Parkinson's Disease (PD) is widely recognized for its impact on the central nervous system. Recent breakthroughs underscore the crucial role of interactions between central and peripheral systems in PD's pathogenesis, highlighting the need for a paradigm shift in PD research. The spotlight is now shifting as we explore beyond the central nervous system, discovering that peripheral changes such as inflammatory dysfunctions may predict the rate of disease progression and severity. However, the cellular mechanisms driving these immunity changes remain largely unknown. Despite over 200 years of research on PD, robust diagnostic or progression biomarkers and disease altering therapeutics are still lacking. Thus, understanding peripheral immune signatures could lead to earlier diagnosis and more effective treatments for PD. Here, we sought to define the transcriptomic alterations of the complete peripheral immune cell compartment by single-cell RNA- and T-cell receptor-sequencing with hopes of uncovering PD signatures and potential peripheral blood biomarkers. Following transcriptional profiling of 78 876 cells from 10 healthy controls and 14 PD donors, we observed five major classes of immune cell types; myeloid (monocytes, dendritic cells) and lymphoid (T, B, natural killer) cells from which we identified 38 cellular subtypes following bioinformatic re-clustering.

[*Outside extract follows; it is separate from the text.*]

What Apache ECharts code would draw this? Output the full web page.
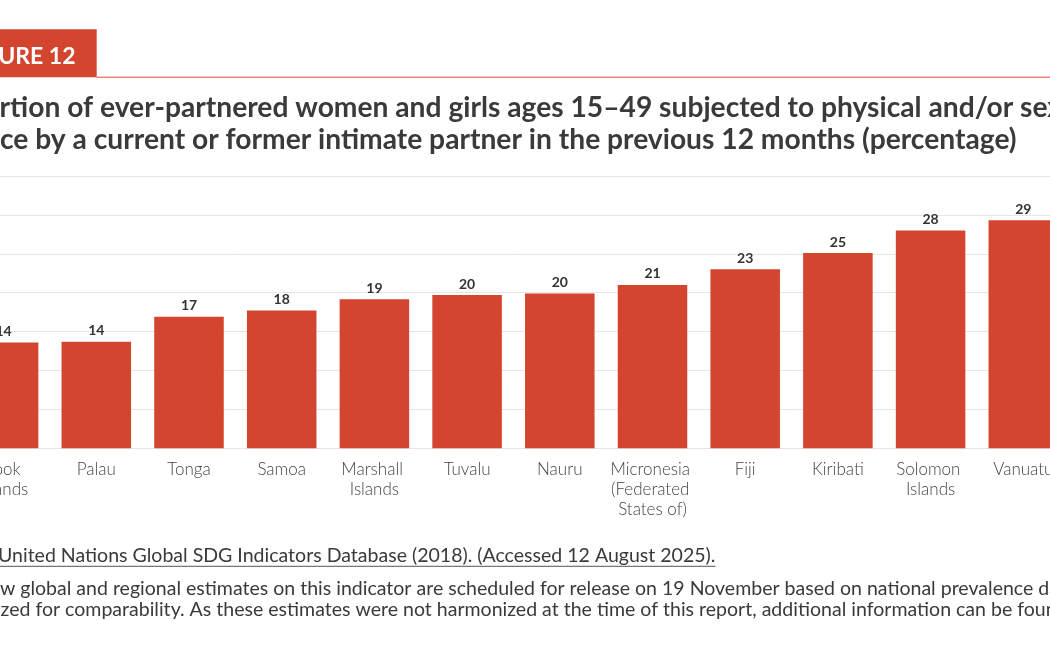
<!DOCTYPE html>
<html><head><meta charset="utf-8">
<script src="https://cdn.jsdelivr.net/npm/echarts@6/dist/echarts.min.js"></script>
<style>
html,body{margin:0;padding:0;overflow:hidden;background:#fff;width:1050px;height:656px}
#wrap{position:absolute;left:-120px;top:0;width:1300px;height:656px}
</style>
</head><body><div id="wrap"></div>
<script>
// ---- data ----
const categories = ['Cook Islands','Palau','Tonga','Samoa','Marshall Islands','Tuvalu','Nauru','Micronesia (Federated States of)','Fiji','Kiribati','Solomon Islands','Vanuatu'];
const values = [13.6, 13.7, 16.9, 17.7, 19.15, 19.7, 19.9, 21.0, 23.0, 25.1, 28.0, 29.3];
const yTicks = [0, 5, 10, 15, 20, 25, 30, 35];
const figureLabel = 'FIGURE 12';
const titleLines = [
  'Proportion of ever-partnered women and girls ages 15\u201349 subjected to physical and/or sexual',
  'violence by a current or former intimate partner in the previous 12 months (percentage)'
];
const sourcePrefix = 'Source: ';
const sourceLink = 'United Nations Global SDG Indicators Database (2018). (Accessed 12 August 2025).';
const noteLines = [
  'Note: New global and regional estimates on this indicator are scheduled for release on 19 November based on national prevalence data',
  'harmonized for comparability. As these estimates were not harmonized at the time of this report, additional information can be found in the technical notes.'
];

// ---- layout helpers ----
const OFF = 120; // wrapper offset (chart x = screen x + OFF)
const FONT = 'Lato, "Open Sans", sans-serif';
const cv = document.createElement('canvas').getContext('2d');
function tw(txt, size, weight) { cv.font = (weight || 'normal') + ' ' + size + 'px ' + FONT; return cv.measureText(txt).width; }

// title sizing: line 2 visible part "ce by ... (percentage)" spans screen 0..1017
const t2vis = titleLines[1].slice(6);
const tfs = 24 * 1017 / tw(t2vis, 24, 'bold');
const tX = OFF - tw(titleLines[1].slice(0, 6), tfs, 'bold');

// footnote sizing: link spans screen -2..716
const ffs = 18 * 718 / tw(sourceLink, 18, 'normal');
const linkX = OFF - 2;
const fX = linkX - tw(sourcePrefix, ffs, 'normal');
const linkW = tw(sourceLink, ffs, 'normal');
const n1X = OFF - tw(noteLines[0].slice(0, 8), ffs, 'normal');
const n2X = OFF + 0.5 - tw(noteLines[1].slice(0, 7), ffs, 'normal');

const textColor = '#3a3a3a';
const red = '#d4452f';

function txt(text, x, yBase, size, weight, fill, align) {
  return {
    type: 'text', silent: true,
    style: {
      text: text, x: x, y: yBase - 0.3 * size,
      font: (weight || 'normal') + ' ' + size + 'px ' + FONT,
      fontSize: size, fontWeight: weight || 'normal', fontFamily: FONT,
      fill: fill, align: align || 'left', textAlign: align || 'left',
      verticalAlign: 'middle', textVerticalAlign: 'middle'
    }
  };
}

const chart = echarts.init(document.getElementById('wrap'), null, { renderer: 'canvas' });
chart.setOption({
  backgroundColor: '#ffffff',
  animation: false,
  textStyle: { fontFamily: FONT },
  grid: { left: 77.25, right: 110.35, top: 176, bottom: 207.7, containLabel: false },
  xAxis: {
    type: 'category', data: categories,
    axisLine: { show: false }, axisTick: { show: false },
    axisLabel: {
      interval: 0, margin: 11, fontSize: 17, fontWeight: 300, color: '#444',
      lineHeight: 20, width: 90, overflow: 'break', fontFamily: FONT
    }
  },
  yAxis: {
    type: 'value', min: yTicks[0], max: yTicks[yTicks.length - 1], interval: yTicks[1] - yTicks[0],
    axisLabel: { show: false }, axisLine: { show: false }, axisTick: { show: false },
    splitLine: { lineStyle: { color: '#e6e6e6', width: 1 } }
  },
  series: [{
    type: 'bar', data: values, barCategoryGap: '25%',
    itemStyle: { color: red },
    label: {
      show: true, position: 'top', distance: 4, fontSize: 14, fontWeight: 'bold', color: '#333',
      fontFamily: FONT, formatter: p => String(Math.round(p.value))
    }
  }],
  graphic: { elements: [
    { type: 'rect', silent: true, shape: { x: 0, y: 29.3, width: 96.7 + OFF, height: 48 }, style: { fill: red } },
    { type: 'line', silent: true, shape: { x1: 96.7 + OFF, y1: 77.3, x2: 1300, y2: 77.3 }, style: { stroke: '#ea8a7f', lineWidth: 1.5 } },
    txt(figureLabel, 75.5 + OFF, 63.3, 23, 'bold', '#ffffff', 'right'),
    txt(titleLines[0], tX, 116.7, tfs, 'bold', textColor),
    txt(titleLines[1], tX, 148.3, tfs, 'bold', textColor),
    txt(sourcePrefix, fX, 561.7, ffs, 'normal', textColor),
    txt(sourceLink, linkX, 561.7, ffs, 'normal', textColor),
    { type: 'line', silent: true, shape: { x1: linkX, y1: 566.3, x2: linkX + linkW, y2: 566.3 }, style: { stroke: '#555', lineWidth: 1 } },
    txt(noteLines[0], n1X, 594.3, ffs, 'normal', textColor),
    txt(noteLines[1], n2X, 615.5, ffs, 'normal', textColor)
  ]}
});
</script>
</body></html>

Comparing immune cell subtypes and phenotypes between PD patients and healthy controls revealed notable features of PD: 1) a significant shift of classical CD14+ monocytes towards an activated CD14+/CD83+ state, 2) changes in lymphocyte subtypes abundance, including a significant decrease in CD4+ naive and mucosal-associated invariant T-cells subtypes, along with an increase in CD56+ natural killer cells, 3) the identification by T-cell receptor sequencing of several PD specific T-cell clones shared between multiple patients, suggesting the implication of common epitopes in PD pathogenesis, 4) a notable increase in the expression of activation signature genes, including the AP-1 stress-response transcription factor complex, across all PD cell types. This signal was not present in atypical Parkinsonism patients with multiple systems atrophy or progressive supranuclear palsy. Overall, we present a comprehensive atlas of peripheral blood mononuclear cells from control and PD patients which should serve as a tool to improve our understanding of the role the immune cell landscape plays in PD pathogenesis.